Low- or zero-calorie sweeteners do not add energy on their own, so a tea with low-fat milk and a tablet or drop of sweetener usually lands close to the values in the earlier tables. Check labels, though, because some “sweetened” milk products and flavored milks already include added sugar before they ever reach your kettle.

Tips To Keep Tea With Low-Fat Milk Lower In Calories

If you drink tea many times a day, even small changes per cup can shift your weekly totals. These simple habits keep calories in check while your tea still tastes familiar.

  • Measure your usual dash once. Pour milk the way you like into a spoon or small jug and see whether it matches 10, 20, or 40 ml. After that, you can estimate your tea with far more confidence.
  • Pick low-fat or skimmed milk by default. Swapping whole milk for low-fat milk in every tea trims a few calories each time without changing the drink too much.
  • Use smaller cups for “mindless” refills. If you sip tea steadily at your desk, a slightly smaller cup keeps each serving lower in calories, even with the same milk style.
  • Halve the sugar first. If you take two teaspoons of sugar, move to one and give your taste buds a week or two to settle before cutting further.
  • Save sugary or milky teas as treats. Have your sweetest or creamiest tea at a set time of day, and keep the rest of your cups in the low-fat, low-sugar range.
  • Watch flavored sachets and vending drinks. Pre-mixed tea sachets and vending cups often include sugar and milk powder, which pushes calories above the plain tea with low-fat milk numbers in this guide.
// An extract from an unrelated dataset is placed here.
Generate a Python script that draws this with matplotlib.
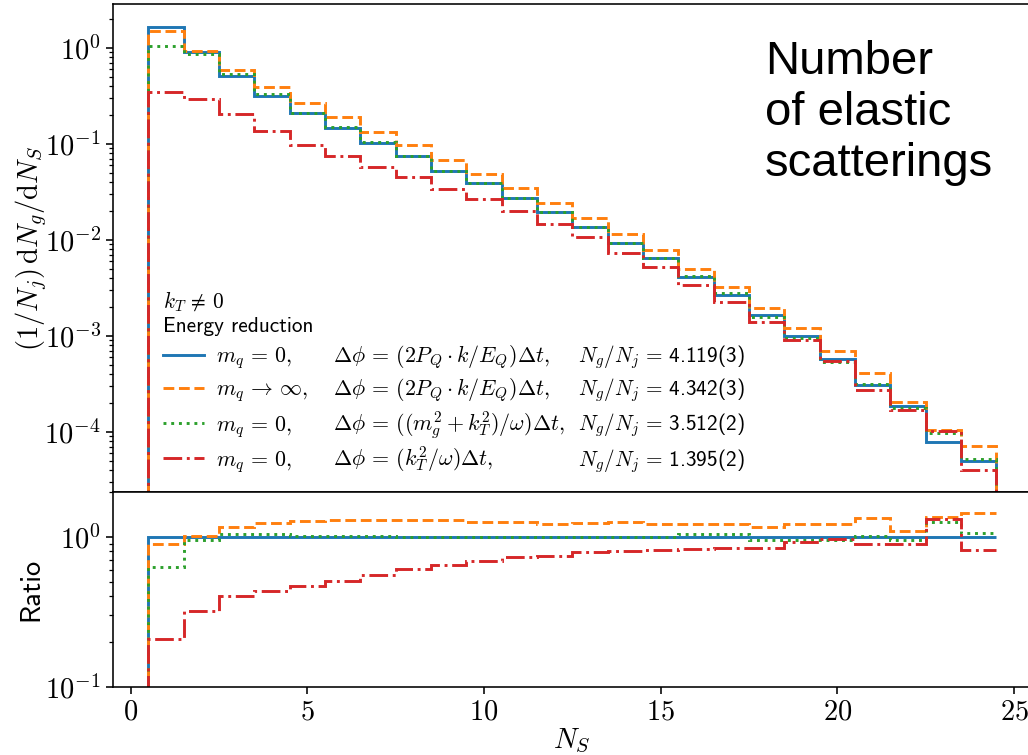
#!/usr/bin/env python3
"""Distribution of the number of elastic scatterings, with ratio panel."""

import matplotlib

matplotlib.use("Agg")
import matplotlib.pyplot as plt
import numpy as np

# number of elastic scatterings N_S (bin centres) and bin edges
n_s = np.arange(0, 25)
edges = np.arange(-0.5, 25.0, 1.0)

# (1/N_j) dN_g/dN_S for the four energy-reduction prescriptions
massless_pk = [0.0, 1.65, 0.91, 0.507, 0.314, 0.207, 0.146, 0.102, 0.0745, 0.0523,
               0.0386, 0.0274, 0.0196, 0.01366, 0.00916, 0.00638, 0.00405, 0.00265,
               0.00166, 0.000984, 0.000566, 0.000309, 0.000187, 7.74e-5, 4.9e-5]
heavy_pk = [0.0, 1.485, 0.928, 0.591, 0.386, 0.263, 0.188, 0.1316, 0.0961, 0.0675,
            0.04825, 0.03425, 0.0239, 0.0168, 0.01145, 0.00775, 0.00492, 0.00322,
            0.001936, 0.00119, 0.000685, 0.000411, 0.000204, 0.0001045, 7.08e-5]
massless_mg = [0.0, 1.036, 0.8645, 0.527, 0.3266, 0.2111, 0.1475, 0.1030, 0.0745, 0.0523,
               0.0386, 0.0274, 0.0196, 0.01366, 0.00916, 0.00638, 0.00421, 0.002756,
               0.001577, 0.000935, 0.000538, 0.000314, 0.000178, 9.68e-5, 5.19e-5]
massless_kt = [0.0, 0.343, 0.292, 0.2028, 0.1369, 0.0967, 0.0740, 0.0569, 0.04515, 0.03368,
               0.0266, 0.02006, 0.01464, 0.01075, 0.00733, 0.0052, 0.00337, 0.00224,
               0.001388, 0.000903, 0.000543, 0.000275, 0.0001664, 0.0001014, 3.97e-5]

series = [massless_pk, heavy_pk, massless_mg, massless_kt]
styles = ["-", "--", ":", "-."]
colors = ["C0", "C1", "C2", "C3"]

mass_labels = [r"$m_q \,=\, 0,$", r"$m_q \,\to\, \infty,$", r"$m_q \,=\, 0,$", r"$m_q \,=\, 0,$"]
phase_labels = [r"$\Delta\phi \,=\, (2P_Q \cdot k/E_Q)\Delta t,$",
                r"$\Delta\phi \,=\, (2P_Q \cdot k/E_Q)\Delta t,$",
                r"$\Delta\phi \,=\, ((m_g^2 + k_T^2)/\omega)\Delta t,$",
                r"$\Delta\phi \,=\, (k_T^2/\omega)\Delta t,$"]
gluon_counts = ["4.119(3)", "4.342(3)", "3.512(2)", "1.395(2)"]

plt.rcParams.update({
    "font.family": "serif",
    "font.serif": ["cmr10"],
    "mathtext.fontset": "cm",
    "axes.formatter.use_mathtext": True,
    "font.size": 20.5,
    "lines.linewidth": 2.1,
    "axes.linewidth": 1.15,
    "axes.labelpad": 1.0,
    "xtick.major.size": 4.7,
    "ytick.major.size": 4.7,
    "xtick.minor.size": 2.8,
    "ytick.minor.size": 2.8,
    "xtick.major.width": 1.15,
    "ytick.major.width": 1.15,
    "xtick.minor.width": 0.9,
    "ytick.minor.width": 0.9,
    "xtick.major.pad": 4.0,
    "ytick.major.pad": 4.0,
})

SANS = "cmss10"
TEXT_SIZE = 15.3
MATH_SIZE = 15.8


def main():
    fig = plt.figure(figsize=(10.28, 7.55), dpi=100)
    ax = fig.add_axes([0.1099, 0.3487, 0.8937, 0.6456])
    rax = fig.add_axes([0.1099, 0.0905, 0.8937, 0.2583], sharex=ax)

    ref = np.asarray(massless_pk)
    handles = []
    for vals, ls, c in zip(series, styles, colors):
        vals = np.asarray(vals)
        h = ax.stairs(vals, edges, baseline=0, color=c, linestyle=ls, lw=2.1)
        handles.append(h)
        ratio = np.divide(vals, ref, out=np.zeros_like(vals), where=ref > 0)
        rax.stairs(ratio, edges, baseline=None, color=c, linestyle=ls, lw=2.1)

    ax.set_yscale("log")
    ax.set_ylim(2.37e-5, 2.83)
    ax.set_xlim(-0.5, 25.5)
    ax.tick_params(labelbottom=False)
    ax.set_ylabel(r"$(1/N_j)\,\mathrm{d}N_g/\mathrm{d}N_S$")
    ax.yaxis.set_label_coords(-0.0695, 0.5)

    rax.set_yscale("log")
    rax.set_ylim(0.1, 2.0)
    rax.set_xlabel(r"$N_S$", labelpad=1.5)
    rax.set_ylabel("Ratio", family=SANS)
    rax.yaxis.set_label_coords(-0.076, 0.5)

    ax.text(0.7098, 0.9267, "Number\nof elastic\nscatterings", transform=ax.transAxes,
            ha="left", va="top", fontsize=34, family="Liberation Sans", linespacing=1.2)

    leg = ax.legend(handles, mass_labels, loc="lower left", bbox_to_anchor=(0.0544, 0.035),
                    frameon=False, prop={"family": SANS, "size": MATH_SIZE},
                    title="$k_T \\,\\neq\\, 0$\nEnergy reduction",
                    title_fontproperties={"family": SANS, "size": TEXT_SIZE},
                    alignment="left", borderpad=0, borderaxespad=0,
                    labelspacing=0.42, handletextpad=0.55, handlelength=1.85)

    # the other two legend columns, on the same baselines as the legend rows
    fig.canvas.draw()
    to_axes = ax.transAxes.inverted()
    for txt, phase, count in zip(leg.get_texts(), phase_labels, gluon_counts):
        base = txt.get_transform().transform(txt.get_position())
        y = to_axes.transform(base)[1]
        ax.text(0.2395, y, phase, transform=ax.transAxes, va="baseline",
                family=SANS, fontsize=MATH_SIZE)
        ax.text(0.506, y, r"$N_g/N_j \,=\,$" + count, transform=ax.transAxes,
                va="baseline", family=SANS, fontsize=TEXT_SIZE)

    fig.savefig("out.png", dpi=100)


if __name__ == "__main__":
    main()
Where Tea With Low-Fat Milk Fits In A Healthy Day

For most people, a few cups of tea with low-fat milk sit easily inside a balanced diet. A small cup with a dash of low-fat milk at roughly 10–15 calories is tiny compared with many snacks. Advice on balanced eating such as the
NHS Eatwell Guide encourages unsweetened drinks and lower-fat dairy, which lines up neatly with this style of tea.

Where things start to add up is in the add-ons and the volume. Four large mugs of tea with generous low-fat milk and two sugars each can add more than 150 calories to a day, even though each cup feels small on its own. Keeping an eye on both mug size and sweetness helps you keep tea as a light, everyday drink rather than a hidden source of extra energy.

When you understand the numbers, you do not have to give up your favourite brew. A few simple tweaks to milk type, pour size, and sugar let you shape tea with low-fat milk so it fits the way you eat, whether you are aiming to lose weight or simply want a clear picture of what is in your cup.